There are many ways of improving this disconnect, from cross-organisational stand-ups and demos to additional layers of roles designed to have broad oversight across many departments or areas. Fundamentally though there is a breakdown in the germination and sharing of successful, or unsuccessful, approaches that must be healed. Most often this is a cultural or structural issue within the business that involves people skills and organisational design. But there are also things we can do around our technical processes that encourage sharing, collaboration, and increased velocity around cloud architecture and service creation.

The Ideal World

How do we actually want this to work? Ideally we want to solve problems only once. Anytime anyone, anywhere in the organisation has the same problem to solve, they reuse one of the existing solutions and move on rapidly to add new value by working on new problems and features. As soon as something is created in one part of the organisation, it is instantly available to everyone in the organisation. We’d also like to be able to know that all the new solutions work to the same required standards, that patterns can be security accredited once and, barring significant changes, once only.

How it works

Luckily the AWS Service Catalog provides us with the backend tools that allows us to support this organisational functionality. Replicating good ideas instantly. Pulling in and pushing out solutions across an organisation in a simple and transparent way.

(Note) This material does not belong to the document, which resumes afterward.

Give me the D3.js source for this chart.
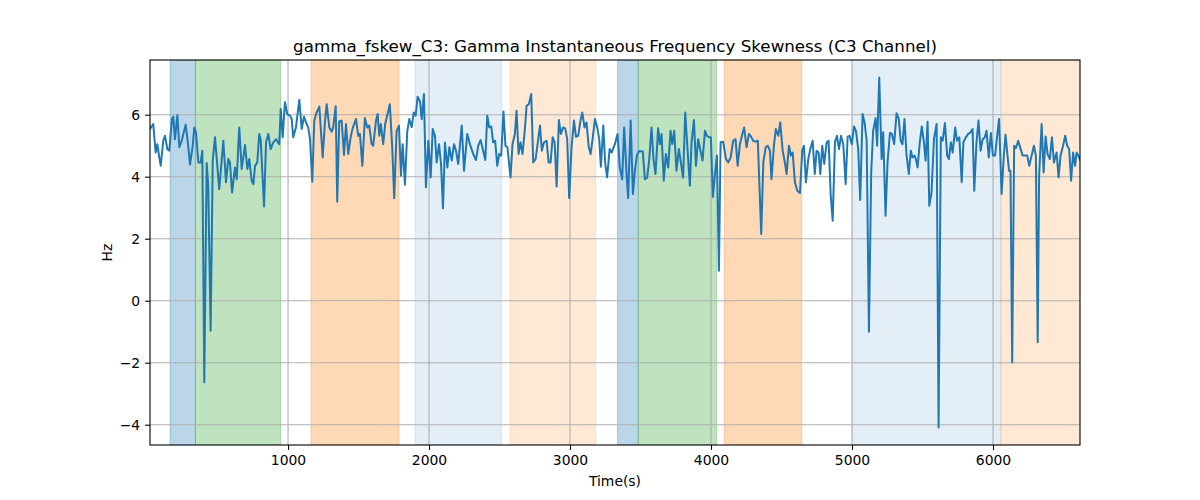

‘AWS Service Catalog allows organizations to create and manage catalogs of IT services that are approved for use on AWS. These IT services can include everything from virtual machine images, servers, software, and databases to complete multi-tier application architectures.’

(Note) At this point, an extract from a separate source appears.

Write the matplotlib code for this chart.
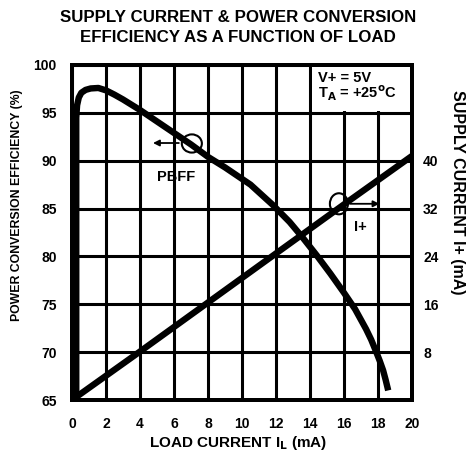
import matplotlib
matplotlib.use("Agg")
import matplotlib.pyplot as plt
from matplotlib.patches import Rectangle, Ellipse

plt.rcParams['font.family'] = ['Liberation Sans', 'DejaVu Sans']
plt.rcParams['font.weight'] = 'bold'
plt.rcParams['mathtext.default'] = 'bf'

# Data
eff_load = [0.25, 0.25, 0.3, 0.4, 0.55, 0.8, 1.1, 1.55, 2.0, 2.5, 3.0, 4, 5, 6, 7, 8, 9, 10,
            10.5, 11.8, 12.8, 13.6, 14.4, 15.2, 16.0, 16.65, 17.3, 17.6, 17.9, 18.1, 18.3, 18.45, 18.6]
eff_vals = [65.0, 94.5, 95.8, 96.6, 97.1, 97.4, 97.55, 97.6, 97.35, 96.9, 96.4, 95.3, 94.1, 92.9, 91.7, 90.4, 89.3, 88.1,
            87.5, 85.4, 83.6, 81.9, 80.1, 78.2, 76.2, 74.5, 72.4, 71.3, 70.0, 69.1, 68.1, 67.1, 66.0]

supply_load = [0, 4, 8, 12, 16, 20]
supply_ma = [0.0, 8.1, 16.3, 24.5, 32.7, 40.8]

x_ticks = [0, 2, 4, 6, 8, 10, 12, 14, 16, 18, 20]
y_ticks = [65, 70, 75, 80, 85, 90, 95, 100]
y2_ticks = [8, 16, 24, 32, 40]

W, H = 467, 454
fig = plt.figure(figsize=(W / 100, H / 100), dpi=100)
ax = fig.add_axes([72 / W, 54 / H, 340 / W, 335 / H])
ax2 = ax.twinx()

ax.set_xlim(0, 20)
ax.set_ylim(65, 100)
ax2.set_ylim(0, 56)

ax.set_xticks(x_ticks)
ax.set_yticks(y_ticks)
ax2.set_yticks(y2_ticks)
ax.tick_params(axis='x', length=0, labelsize=10, pad=12)
ax.tick_params(axis='y', length=0, labelsize=10, pad=11)
ax2.tick_params(length=0, labelsize=10, pad=8)
for lab in ax.get_xticklabels() + ax.get_yticklabels() + ax2.get_yticklabels():
    lab.set_fontweight('bold')

ax.grid(True, color='black', lw=2.2)
ax.set_axisbelow(True)
for sp in list(ax.spines.values()) + list(ax2.spines.values()):
    sp.set_linewidth(2.8)

# white box covering grid in top-right cell
ax.add_patch(Rectangle((14.1, 95.15), 5.85, 4.8, facecolor='white', edgecolor='none', zorder=1.5))

ax.plot(eff_load, eff_vals, color='black', lw=4.6, solid_joinstyle='round', solid_capstyle='butt', zorder=3)
ax2.plot(supply_load, supply_ma, color='black', lw=4.6, solid_capstyle='butt', zorder=3)

# annotations
ax.add_patch(Ellipse((7.05, 91.8), 1.18, 1.9, facecolor='none', edgecolor='black', lw=1.5, zorder=4))
ax.annotate('', xy=(4.6, 91.85), xytext=(6.45, 91.85),
            arrowprops=dict(arrowstyle='-|>', color='black', lw=1.3, mutation_scale=9), zorder=4)
ax.text(6.1, 88.3, 'PBFF', ha='center', va='center', fontsize=10.5, fontweight='bold', zorder=4)

ax.add_patch(Ellipse((15.7, 85.5), 1.06, 2.2, facecolor='none', edgecolor='black', lw=1.5, zorder=4))
ax.annotate('', xy=(18.25, 85.5), xytext=(16.2, 85.5),
            arrowprops=dict(arrowstyle='-|>', color='black', lw=1.3, mutation_scale=9), zorder=4)
ax.text(16.95, 83.1, 'I+', ha='center', va='center', fontsize=10.5, fontweight='bold', zorder=4)

ax.text(14.5, 98.6, 'V+ = 5V', ha='left', va='center', fontsize=10.5, fontweight='bold', zorder=4)
ax.text(14.5, 97.0, r'T$_\mathbf{A}$ = +25$^\mathbf{o}$C', ha='left', va='center', fontsize=10.5,
        fontweight='bold', zorder=4)

fig.text(238 / W, 1 - 443 / H, r'LOAD CURRENT I$_\mathbf{L}$ (mA)', ha='center', va='center',
         fontsize=11, fontweight='bold')
fig.text(17.5 / W, 1 - 205 / H, 'POWER CONVERSION EFFICIENCY (%)', ha='center', va='center',
         rotation=90, fontsize=8.8, fontweight='bold')
fig.text(457 / W, 1 - 192 / H, 'SUPPLY CURRENT I+ (mA)', ha='center', va='center',
         rotation=-90, fontsize=11.5, fontweight='bold')

fig.text(238 / W, 1 - 17 / H, 'SUPPLY CURRENT & POWER CONVERSION', ha='center', va='center',
         fontsize=12.2, fontweight='bold')
fig.text(238 / W, 1 - 38 / H, 'EFFICIENCY AS A FUNCTION OF LOAD', ha='center', va='center',
         fontsize=12.2, fontweight='bold')

fig.savefig('out.png', dpi=100, facecolor='white')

In other words, the Service Catalog acts as a central repository of known successful and verified patterns that have been created both inside and outside of the organisation. Anything in there can be made instantly available across all the accounts and teams in your organisation, from baseline security policy templates to full containerised service architectures. Not only are they available to be deployed in any of the organisations AWS accounts by teams using one-click, but in addition a register of what is installed, in which accounts, and at what version, is maintained by the Service Catalog. This gives complete oversight into the cloud estate of the organisation in real-time, and allows for updates to all deployed products to be pushed out to all accounts simultaneously.

Cultural change

We can see how this is not only a useful technical capability, but the functionality it provides can drive the businesses processes and culture. With the investment in a central catalog of cloud products we aim to pull in work from all over the organisation and from any teams. There is no longer a dominant central team responsible for creating templates that might not be aligned with what another team is trying to do, or being given the role of enforcing the mandated use of one catch-all platform for all use cases.

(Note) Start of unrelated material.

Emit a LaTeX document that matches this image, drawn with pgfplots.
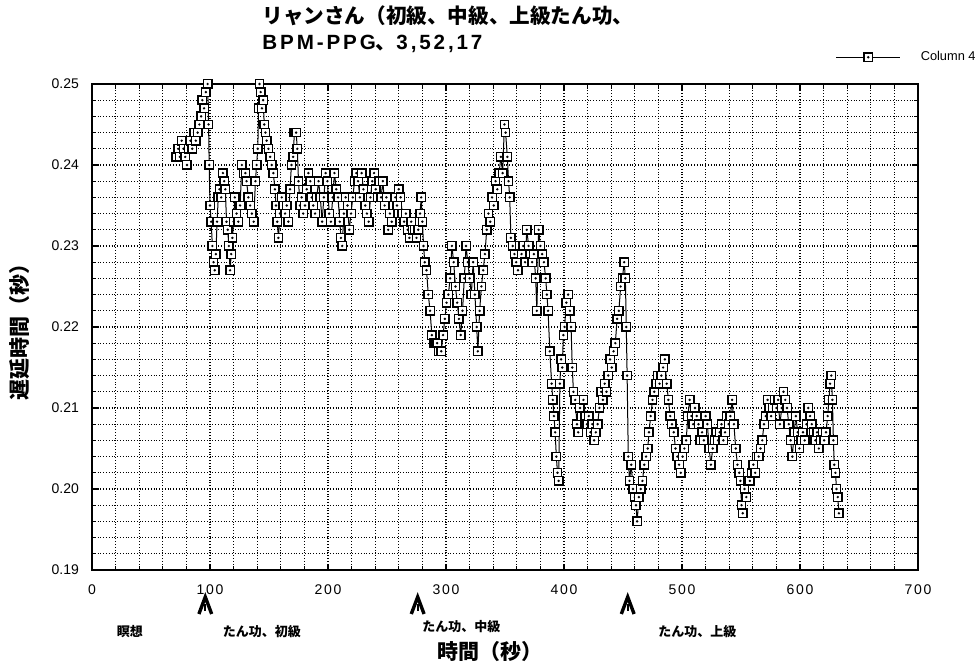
\documentclass[border=0pt]{standalone}
\usepackage{pgfplots}
\pgfplotsset{compat=1.18}
\usepackage{fontspec}
\setmainfont{Liberation Sans}
\newfontfamily\jp{Noto Sans CJK JP}
\newfontfamily\tickfont[LetterSpace=12]{Liberation Sans}
\newfontfamily\titlelat[LetterSpace=14]{Liberation Sans}
\pgfdeclareplotmark{sqdot}{%
  \pgfpathrectangle{\pgfpoint{-\pgfplotmarksize}{-\pgfplotmarksize}}{\pgfpoint{2\pgfplotmarksize}{2\pgfplotmarksize}}%
  \pgfusepathqfillstroke
  \begin{pgfscope}%
  \pgfsetfillcolor{black}%
  \pgfpathcircle{\pgfpointorigin}{0.32\pgfplotmarksize}%
  \pgfusepathqfill
  \end{pgfscope}%
}
\tikzset{phasearrow/.style={line width=1.7pt, line join=miter, line cap=butt}}
\begin{document}
\begin{tikzpicture}
\path[use as bounding box] (-46pt,-51pt) rectangle (444pt,285pt);
\begin{axis}[
  at={(0,0)}, anchor=south west,
  scale only axis, width=413pt, height=243pt,
  xmin=0, xmax=700, ymin=0.19, ymax=0.25,
  xtick={0,100,...,700}, minor x tick num=4,
  ytick={0.19,0.2,0.21,0.22,0.23,0.24,0.25}, minor y tick num=4,
  grid=both,
  major grid style={densely dotted, black, line width=0.6pt},
  minor grid style={densely dotted, black, line width=0.6pt},
  tick style={black, line width=0.6pt},
  major tick length=3pt, minor tick length=2pt,
  axis line style={line width=1pt},
  /pgf/number format/assume math mode=true,
  yticklabel style={/pgf/number format/fixed, /pgf/number format/fixed zerofill, /pgf/number format/precision=2, font=\fontsize{7}{8}\selectfont, xshift=-3pt},
  xticklabel style={font=\tickfont\fontsize{7}{8}\selectfont, yshift=-4pt},
  xlabel={\jp\bfseries 時間（秒）},
  ylabel={\jp\bfseries 遅延時間（秒）},
  xlabel style={font=\fontsize{10.5}{11}\selectfont, at={(axis description cs:0.482,0)}, anchor=center, yshift=-41pt},
  ylabel style={font=\fontsize{10.5}{11}\selectfont, at={(axis description cs:0,0.5)}, anchor=center, yshift=36pt},
  clip=false,
  legend style={at={(axis description cs:0.9,1.055)}, anchor=west, draw=none, fill=none, inner sep=0pt, font=\fontsize{6.4}{7}\selectfont, /tikz/every odd column/.append style={column sep=8pt}},
  legend image code/.code={\draw[#1, mark repeat=2, mark phase=2] plot coordinates {(0pt,0pt) (16pt,0pt) (32pt,0pt)};},
]
\addplot[black, line width=0.5pt, mark=sqdot, mark size=2.1pt, mark options={fill=white, line width=0.7pt}] coordinates {
(71.5,0.241)(73,0.242)(74.5,0.241)(76,0.243)(77.5,0.242)(79,0.241)(80.5,0.240)(82,0.242)(83.5,0.243)(85,0.242)(86.5,0.244)(88,0.243)(89.5,0.244)(91,0.245)(92.5,0.246)(93.5,0.248)(95,0.247)(96.5,0.249)(98,0.250)(98.8,0.245)(99.3,0.240)
(100,0.235)(101,0.233)(102,0.230)(103,0.228)(104,0.227)(105,0.229)(106,0.233)(107,0.236)(108,0.237)(109.5,0.236)(111,0.239)(112,0.238)(113,0.237)(114,0.233)(115,0.232)(116,0.230)(117,0.227)(118,0.229)(119,0.231)(120,0.233)(121,0.236)(122.5,0.234)(124,0.233)(125.5,0.235)(127,0.240)(128.5,0.239)(130,0.239)(131,0.238)(132.5,0.236)(134,0.235)(135.5,0.234)(137,0.233)(138.5,0.238)(139.5,0.240)(140.5,0.242)(141.2,0.247)(142,0.250)
(143,0.249)(144,0.247)(145,0.248)(146,0.245)(147,0.244)(148,0.243)(149.5,0.242)(151,0.241)(152.3,0.240)(153.7,0.239)(155,0.237)(156,0.235)(157,0.233)(158,0.231)(159.3,0.234)(160.8,0.236)(162,0.235)(163.6,0.234)(165,0.235)(166.4,0.233)(167.8,0.237)(169,0.240)(170.5,0.241)(171.5,0.244)(173,0.244)(174,0.242)(175,0.238)(176.3,0.235)(177.7,0.236)(179,0.234)(180.5,0.235)(182,0.237)(183.4,0.239)(185,0.238)(186.2,0.236)(187.5,0.235)(189,0.234)
(190.5,0.236)(192,0.238)(193.5,0.236)(195,0.233)(196.5,0.236)(198,0.239)(199.5,0.238)(201,0.234)(202.5,0.233)(204,0.236)(205.5,0.239)(207,0.237)(208.5,0.236)(210,0.233)(211,0.231)(212,0.230)(213.5,0.234)(215,0.236)(216.5,0.235)(218,0.232)(219.5,0.234)(221,0.236)(222.5,0.238)(224,0.239)(225.5,0.238)(227,0.236)(228.5,0.239)(230,0.237)(231.5,0.235)(233,0.234)(234.5,0.233)(236,0.236)(237.5,0.238)(239,0.239)(240.5,0.237)(242,0.236)(243.5,0.238)(245,0.236)(246.5,0.238)(248,0.235)(249.5,0.236)(251,0.232)(252.5,0.234)(254,0.233)(255.5,0.235)(257,0.236)(258.5,0.235)(260,0.237)(261.5,0.236)(263,0.234)(264.5,0.233)(266,0.234)(267.5,0.232)(269,0.231)(270.5,0.233)(272,0.232)(273.5,0.232)(275,0.231)(276.5,0.232)(278,0.234)(279,0.236)(280,0.233)(281,0.230)(282,0.228)(283.5,0.227)
(285,0.224)(286.5,0.222)(288,0.219)(289.5,0.218)(291,0.218)(292.5,0.218)(294,0.217)(296,0.217)(297.5,0.219)(299,0.221)(300.5,0.223)(302,0.224)(303.5,0.226)(305,0.230)(306.5,0.228)(308,0.225)(309.5,0.223)(311,0.221)(312.5,0.219)(314,0.222)(315.5,0.226)(317,0.230)(318.5,0.228)(320,0.226)(321.5,0.224)(323,0.228)(324.5,0.224)(326,0.220)(327,0.217)(328.5,0.222)(330,0.225)(331.5,0.227)(333,0.229)(334.5,0.232)(336,0.234)(337.5,0.233)(339,0.236)(340.5,0.235)(342,0.238)(343.5,0.237)(345,0.239)(346.5,0.241)(348,0.239)(349.5,0.245)(350.5,0.244)(352,0.241)(353,0.238)(354,0.236)(355,0.231)(356.5,0.230)(358,0.229)(359.5,0.228)(361,0.227)(362.5,0.230)(364,0.229)(365.5,0.230)(367,0.228)(368.5,0.232)(370,0.230)(371.5,0.229)(373,0.228)(374.5,0.229)(376,0.226)(377,0.222)(378.5,0.232)(380,0.230)(381.5,0.229)(383,0.228)(384.5,0.226)(385.5,0.224)(386.5,0.222)(388,0.217)(389.5,0.213)(390.5,0.211)(391.5,0.209)(392.5,0.207)(393.5,0.204)(394.5,0.202)(395.5,0.201)
(396.5,0.213)(397.5,0.216)(398.5,0.215)(399.5,0.219)(400.5,0.220)(402,0.223)(403.5,0.224)(405,0.222)(406,0.220)(407,0.215)(408,0.212)(409.5,0.211)(411,0.208)(412,0.207)(413.5,0.210)(415,0.209)(416.5,0.211)(418,0.209)(419.5,0.208)(421,0.209)(422.5,0.207)(424,0.208)(425.5,0.206)(427,0.207)(428.5,0.208)(430,0.210)(431.5,0.212)(433,0.211)(434.5,0.213)(436,0.212)(437.5,0.214)(439,0.216)(440.5,0.215)(442,0.217)(443.5,0.218)(445,0.221)(446.5,0.222)(448,0.225)(449.5,0.226)(451,0.228)(452,0.226)(452.8,0.220)(453.5,0.214)(454.5,0.204)(455.5,0.201)(457,0.203)(458.5,0.200)(460,0.199)(461,0.198)(462,0.196)(463.5,0.199)(465,0.200)(466.5,0.201)(468,0.203)(469.5,0.204)(471,0.205)(472,0.207)(473.5,0.209)(475,0.211)(476.5,0.212)(478,0.213)(479.5,0.214)(481,0.213)(482.5,0.214)(484,0.215)(485.5,0.216)(487,0.213)(488.5,0.211)(490,0.209)(491.5,0.208)(493,0.207)(494.5,0.205)
(496,0.204)(497.5,0.203)(499,0.202)(500.5,0.204)(502,0.205)(503.5,0.206)(505,0.209)(506.5,0.211)(508,0.209)(509.5,0.208)(511,0.210)(512.5,0.209)(514,0.208)(515.5,0.206)(517,0.207)(518.5,0.206)(520,0.209)(521.5,0.208)(523,0.205)(524.5,0.203)(526,0.205)(527.5,0.206)(529,0.207)(530.5,0.206)(532,0.207)(533.5,0.208)(535,0.206)(536.5,0.207)(538,0.209)(539.5,0.208)(541,0.209)(542.5,0.211)(544,0.208)(545.5,0.205)(547,0.203)(548.5,0.202)(549.5,0.201)(550.5,0.198)(551.5,0.197)(553,0.200)(554.5,0.199)(556,0.201)(557.5,0.201)(559,0.202)(560.5,0.203)(562,0.202)(563.5,0.204)(565,0.204)(566.5,0.205)(568,0.206)(569.5,0.208)(571,0.209)(572.5,0.211)(574,0.210)(575.5,0.209)(577,0.210)(578.5,0.211)(580,0.210)(581.5,0.211)(583,0.208)(584.5,0.210)(586,0.212)(587.5,0.211)(589,0.210)(590.5,0.208)(592,0.206)(593.5,0.204)(595,0.207)(596.5,0.209)(598,0.207)(599.5,0.205)(601,0.206)(602.5,0.207)(604,0.206)(605.5,0.208)(607,0.210)(608.5,0.209)(610,0.208)(611.5,0.207)(613,0.206)(614.5,0.207)(616,0.205)(617.5,0.206)(619,0.207)(620.5,0.206)(622,0.207)(623.5,0.209)(624.5,0.211)(625.5,0.213)(626.5,0.214)(627.5,0.211)(628.3,0.206)(629,0.203)(630,0.202)(631,0.200)(632,0.199)(633,0.197)
};
\addlegendentry{Column 4}
\draw[phasearrow] ([xshift=-3.2pt,yshift=-22pt]axis cs:96,0.19) -- ([yshift=-13.5pt]axis cs:96,0.19) -- ([xshift=3.2pt,yshift=-22pt]axis cs:96,0.19);
\draw[line width=1.1pt] ([yshift=-17pt]axis cs:96,0.19) -- ([yshift=-20.5pt]axis cs:96,0.19);
\draw[phasearrow] ([xshift=-3.2pt,yshift=-22pt]axis cs:276,0.19) -- ([yshift=-13.5pt]axis cs:276,0.19) -- ([xshift=3.2pt,yshift=-22pt]axis cs:276,0.19);
\draw[line width=1.1pt] ([yshift=-17pt]axis cs:276,0.19) -- ([yshift=-20.5pt]axis cs:276,0.19);
\draw[phasearrow] ([xshift=-3.2pt,yshift=-22pt]axis cs:454,0.19) -- ([yshift=-13.5pt]axis cs:454,0.19) -- ([xshift=3.2pt,yshift=-22pt]axis cs:454,0.19);
\draw[line width=1.1pt] ([yshift=-17pt]axis cs:454,0.19) -- ([yshift=-20.5pt]axis cs:454,0.19);
\node[font=\jp\bfseries\fontsize{6.5}{7}\selectfont] at (axis cs:32,0.19) [yshift=-31pt] {瞑想};
\node[font=\jp\bfseries\fontsize{6.5}{7}\selectfont] at (axis cs:144,0.19) [yshift=-31pt] {たん功、初級};
\node[font=\jp\bfseries\fontsize{6.5}{7}\selectfont] at (axis cs:313,0.19) [yshift=-28.5pt] {たん功、中級};
\node[font=\jp\bfseries\fontsize{6.5}{7}\selectfont] at (axis cs:513,0.19) [yshift=-31pt] {たん功、上級};
\end{axis}
\node[anchor=west, inner sep=0pt, font=\jp\bfseries\fontsize{10.3}{13}\selectfont, align=left] at (85pt,270.5pt) {リャンさん（初級、中級、上級たん功、\\{\titlelat\bfseries BPM-PPG}、{\titlelat\bfseries 3,52,17}};
\end{tikzpicture}
\end{document}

Instead the development of cloud products becomes a much more shared and collaborative affair, with a mix of different teams supplying an array of different components, re-using and creating where appropriate. We can also allow for more than one solution to a common problem to develop due to the low operational burden, allowing the best solution to rise out naturally as a result of real usage preferences over time, as illustrated by the catalog showing the deployment count of each product.

The downplaying of prescriptive solutions to challenges faced by teams helps to ease the tribalism that can form inside large organisations with many teams working in similar areas. Although there is an element of curation done centrally, and the automation of quality and security checks that allow for the continuous deployment of uploaded template. Overall the ownership of the catalog feels more shared, encouraging teams to let go of the repetition of the building blocks of their services, and feel the benefits of diving right into the more interesting and valuable higher level parts.